» Challenge:
Can you copy out the data exactly? Leave the images out.

--- Start Information supplied ---

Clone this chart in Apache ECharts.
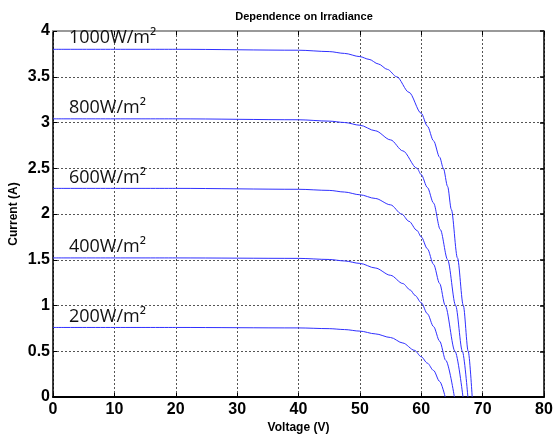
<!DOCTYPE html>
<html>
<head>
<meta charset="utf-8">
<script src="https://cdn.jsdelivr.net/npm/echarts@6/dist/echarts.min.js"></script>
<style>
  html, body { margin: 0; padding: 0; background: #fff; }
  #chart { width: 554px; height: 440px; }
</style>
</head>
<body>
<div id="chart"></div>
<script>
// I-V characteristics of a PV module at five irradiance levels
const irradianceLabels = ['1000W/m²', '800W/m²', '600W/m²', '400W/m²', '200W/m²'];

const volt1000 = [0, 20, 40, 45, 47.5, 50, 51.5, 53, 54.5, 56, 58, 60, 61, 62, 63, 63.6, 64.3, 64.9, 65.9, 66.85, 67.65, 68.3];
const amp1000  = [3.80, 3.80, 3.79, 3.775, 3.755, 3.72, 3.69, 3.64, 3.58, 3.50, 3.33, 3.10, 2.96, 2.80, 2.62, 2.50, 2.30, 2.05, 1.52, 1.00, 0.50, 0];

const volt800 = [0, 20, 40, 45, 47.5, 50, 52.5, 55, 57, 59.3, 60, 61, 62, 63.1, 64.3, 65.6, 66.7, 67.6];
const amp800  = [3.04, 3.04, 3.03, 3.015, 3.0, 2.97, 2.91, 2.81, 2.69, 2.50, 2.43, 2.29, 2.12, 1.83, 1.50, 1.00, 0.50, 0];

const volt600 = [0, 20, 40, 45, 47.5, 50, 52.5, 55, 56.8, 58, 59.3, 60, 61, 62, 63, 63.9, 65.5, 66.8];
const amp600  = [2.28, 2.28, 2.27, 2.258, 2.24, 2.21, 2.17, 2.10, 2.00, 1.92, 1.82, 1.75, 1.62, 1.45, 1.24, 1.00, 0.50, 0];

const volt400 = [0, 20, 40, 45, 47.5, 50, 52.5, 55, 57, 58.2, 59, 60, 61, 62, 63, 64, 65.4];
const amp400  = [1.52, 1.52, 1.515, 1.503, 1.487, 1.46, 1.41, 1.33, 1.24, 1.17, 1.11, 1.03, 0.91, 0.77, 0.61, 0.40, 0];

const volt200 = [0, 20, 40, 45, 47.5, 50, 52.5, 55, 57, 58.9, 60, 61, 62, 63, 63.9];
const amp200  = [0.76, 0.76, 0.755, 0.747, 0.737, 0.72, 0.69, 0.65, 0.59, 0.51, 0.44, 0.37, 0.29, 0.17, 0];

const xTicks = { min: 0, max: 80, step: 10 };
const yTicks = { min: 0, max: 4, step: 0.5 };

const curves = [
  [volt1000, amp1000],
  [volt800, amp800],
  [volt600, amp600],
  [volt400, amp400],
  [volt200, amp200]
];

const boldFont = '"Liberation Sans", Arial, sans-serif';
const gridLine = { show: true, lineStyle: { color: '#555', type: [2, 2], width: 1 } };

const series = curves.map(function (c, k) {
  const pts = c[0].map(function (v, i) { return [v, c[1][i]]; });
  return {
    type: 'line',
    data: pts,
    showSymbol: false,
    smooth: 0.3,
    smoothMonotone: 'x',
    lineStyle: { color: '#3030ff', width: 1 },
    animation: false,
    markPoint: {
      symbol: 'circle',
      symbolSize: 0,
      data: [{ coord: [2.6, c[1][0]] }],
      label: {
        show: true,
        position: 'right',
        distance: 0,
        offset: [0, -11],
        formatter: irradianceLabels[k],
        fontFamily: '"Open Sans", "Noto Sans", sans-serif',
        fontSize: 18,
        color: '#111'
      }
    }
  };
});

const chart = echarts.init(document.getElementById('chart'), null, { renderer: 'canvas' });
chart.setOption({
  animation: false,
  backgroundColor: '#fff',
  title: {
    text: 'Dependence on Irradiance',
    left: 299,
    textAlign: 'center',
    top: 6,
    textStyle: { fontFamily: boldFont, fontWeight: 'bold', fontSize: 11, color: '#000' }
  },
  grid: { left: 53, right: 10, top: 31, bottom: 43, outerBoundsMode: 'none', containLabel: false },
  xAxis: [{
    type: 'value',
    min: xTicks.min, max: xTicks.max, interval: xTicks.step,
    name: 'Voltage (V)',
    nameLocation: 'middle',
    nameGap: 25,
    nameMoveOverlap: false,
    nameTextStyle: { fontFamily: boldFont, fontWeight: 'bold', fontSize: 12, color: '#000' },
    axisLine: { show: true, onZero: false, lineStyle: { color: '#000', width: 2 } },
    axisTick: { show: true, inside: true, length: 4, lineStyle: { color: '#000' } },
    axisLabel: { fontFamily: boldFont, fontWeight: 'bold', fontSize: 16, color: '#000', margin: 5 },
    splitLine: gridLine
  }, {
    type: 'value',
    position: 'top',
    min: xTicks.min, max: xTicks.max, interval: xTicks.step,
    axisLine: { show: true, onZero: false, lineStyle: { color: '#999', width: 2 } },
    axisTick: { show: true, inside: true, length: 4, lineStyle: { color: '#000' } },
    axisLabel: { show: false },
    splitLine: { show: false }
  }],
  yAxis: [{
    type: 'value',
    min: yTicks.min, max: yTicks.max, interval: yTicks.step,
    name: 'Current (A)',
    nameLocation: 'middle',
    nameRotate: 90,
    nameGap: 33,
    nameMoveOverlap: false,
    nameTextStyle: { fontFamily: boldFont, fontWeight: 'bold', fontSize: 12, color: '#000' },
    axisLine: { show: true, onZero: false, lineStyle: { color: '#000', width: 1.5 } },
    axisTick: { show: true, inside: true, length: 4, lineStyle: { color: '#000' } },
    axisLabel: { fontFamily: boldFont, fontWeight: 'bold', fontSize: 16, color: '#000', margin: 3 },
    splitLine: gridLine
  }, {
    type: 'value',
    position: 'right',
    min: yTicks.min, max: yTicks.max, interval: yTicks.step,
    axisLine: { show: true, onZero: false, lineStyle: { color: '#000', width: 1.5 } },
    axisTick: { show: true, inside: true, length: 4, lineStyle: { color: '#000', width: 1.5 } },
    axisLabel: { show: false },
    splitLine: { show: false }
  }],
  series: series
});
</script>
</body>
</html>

--- End Information supplied ---

» Response below:
Clone this chart in Apache ECharts.
<!DOCTYPE html>
<html>
<head>
<meta charset="utf-8">
<script src="https://cdn.jsdelivr.net/npm/echarts@6/dist/echarts.min.js"></script>
<style>
  html, body { margin: 0; padding: 0; background: #fff; }
  #chart { width: 554px; height: 440px; }
</style>
</head>
<body>
<div id="chart"></div>
<script>
// I-V characteristics of a PV module at five irradiance levels
const irradianceLabels = ['1000W/m²', '800W/m²', '600W/m²', '400W/m²', '200W/m²'];

const volt1000 = [0, 20, 40, 45, 47.5, 50, 51.5, 53, 54.5, 56, 58, 60, 61, 62, 63, 63.6, 64.3, 64.9, 65.9, 66.85, 67.65, 68.3];
const amp1000  = [3.80, 3.80, 3.79, 3.775, 3.755, 3.72, 3.69, 3.64, 3.58, 3.50, 3.33, 3.10, 2.96, 2.80, 2.62, 2.50, 2.30, 2.05, 1.52, 1.00, 0.50, 0];

const volt800 = [0, 20, 40, 45, 47.5, 50, 52.5, 55, 57, 59.3, 60, 61, 62, 63.1, 64.3, 65.6, 66.7, 67.6];
const amp800  = [3.04, 3.04, 3.03, 3.015, 3.0, 2.97, 2.91, 2.81, 2.69, 2.50, 2.43, 2.29, 2.12, 1.83, 1.50, 1.00, 0.50, 0];

const volt600 = [0, 20, 40, 45, 47.5, 50, 52.5, 55, 56.8, 58, 59.3, 60, 61, 62, 63, 63.9, 65.5, 66.8];
const amp600  = [2.28, 2.28, 2.27, 2.258, 2.24, 2.21, 2.17, 2.10, 2.00, 1.92, 1.82, 1.75, 1.62, 1.45, 1.24, 1.00, 0.50, 0];

const volt400 = [0, 20, 40, 45, 47.5, 50, 52.5, 55, 57, 58.2, 59, 60, 61, 62, 63, 64, 65.4];
const amp400  = [1.52, 1.52, 1.515, 1.503, 1.487, 1.46, 1.41, 1.33, 1.24, 1.17, 1.11, 1.03, 0.91, 0.77, 0.61, 0.40, 0];

const volt200 = [0, 20, 40, 45, 47.5, 50, 52.5, 55, 57, 58.9, 60, 61, 62, 63, 63.9];
const amp200  = [0.76, 0.76, 0.755, 0.747, 0.737, 0.72, 0.69, 0.65, 0.59, 0.51, 0.44, 0.37, 0.29, 0.17, 0];

const xTicks = { min: 0, max: 80, step: 10 };
const yTicks = { min: 0, max: 4, step: 0.5 };

const curves = [
  [volt1000, amp1000],
  [volt800, amp800],
  [volt600, amp600],
  [volt400, amp400],
  [volt200, amp200]
];

const boldFont = '"Liberation Sans", Arial, sans-serif';
const gridLine = { show: true, lineStyle: { color: '#555', type: [2, 2], width: 1 } };

const series = curves.map(function (c, k) {
  const pts = c[0].map(function (v, i) { return [v, c[1][i]]; });
  return {
    type: 'line',
    data: pts,
    showSymbol: false,
    smooth: 0.3,
    smoothMonotone: 'x',
    lineStyle: { color: '#3030ff', width: 1 },
    animation: false,
    markPoint: {
      symbol: 'circle',
      symbolSize: 0,
      data: [{ coord: [2.6, c[1][0]] }],
      label: {
        show: true,
        position: 'right',
        distance: 0,
        offset: [0, -11],
        formatter: irradianceLabels[k],
        fontFamily: '"Open Sans", "Noto Sans", sans-serif',
        fontSize: 18,
        color: '#111'
      }
    }
  };
});

const chart = echarts.init(document.getElementById('chart'), null, { renderer: 'canvas' });
chart.setOption({
  animation: false,
  backgroundColor: '#fff',
  title: {
    text: 'Dependence on Irradiance',
    left: 299,
    textAlign: 'center',
    top: 6,
    textStyle: { fontFamily: boldFont, fontWeight: 'bold', fontSize: 11, color: '#000' }
  },
  grid: { left: 53, right: 10, top: 31, bottom: 43, outerBoundsMode: 'none', containLabel: false },
  xAxis: [{
    type: 'value',
    min: xTicks.min, max: xTicks.max, interval: xTicks.step,
    name: 'Voltage (V)',
    nameLocation: 'middle',
    nameGap: 25,
    nameMoveOverlap: false,
    nameTextStyle: { fontFamily: boldFont, fontWeight: 'bold', fontSize: 12, color: '#000' },
    axisLine: { show: true, onZero: false, lineStyle: { color: '#000', width: 2 } },
    axisTick: { show: true, inside: true, length: 4, lineStyle: { color: '#000' } },
    axisLabel: { fontFamily: boldFont, fontWeight: 'bold', fontSize: 16, color: '#000', margin: 5 },
    splitLine: gridLine
  }, {
    type: 'value',
    position: 'top',
    min: xTicks.min, max: xTicks.max, interval: xTicks.step,
    axisLine: { show: true, onZero: false, lineStyle: { color: '#999', width: 2 } },
    axisTick: { show: true, inside: true, length: 4, lineStyle: { color: '#000' } },
    axisLabel: { show: false },
    splitLine: { show: false }
  }],
  yAxis: [{
    type: 'value',
    min: yTicks.min, max: yTicks.max, interval: yTicks.step,
    name: 'Current (A)',
    nameLocation: 'middle',
    nameRotate: 90,
    nameGap: 33,
    nameMoveOverlap: false,
    nameTextStyle: { fontFamily: boldFont, fontWeight: 'bold', fontSize: 12, color: '#000' },
    axisLine: { show: true, onZero: false, lineStyle: { color: '#000', width: 1.5 } },
    axisTick: { show: true, inside: true, length: 4, lineStyle: { color: '#000' } },
    axisLabel: { fontFamily: boldFont, fontWeight: 'bold', fontSize: 16, color: '#000', margin: 3 },
    splitLine: gridLine
  }, {
    type: 'value',
    position: 'right',
    min: yTicks.min, max: yTicks.max, interval: yTicks.step,
    axisLine: { show: true, onZero: false, lineStyle: { color: '#000', width: 1.5 } },
    axisTick: { show: true, inside: true, length: 4, lineStyle: { color: '#000', width: 1.5 } },
    axisLabel: { show: false },
    splitLine: { show: false }
  }],
  series: series
});
</script>
</body>
</html>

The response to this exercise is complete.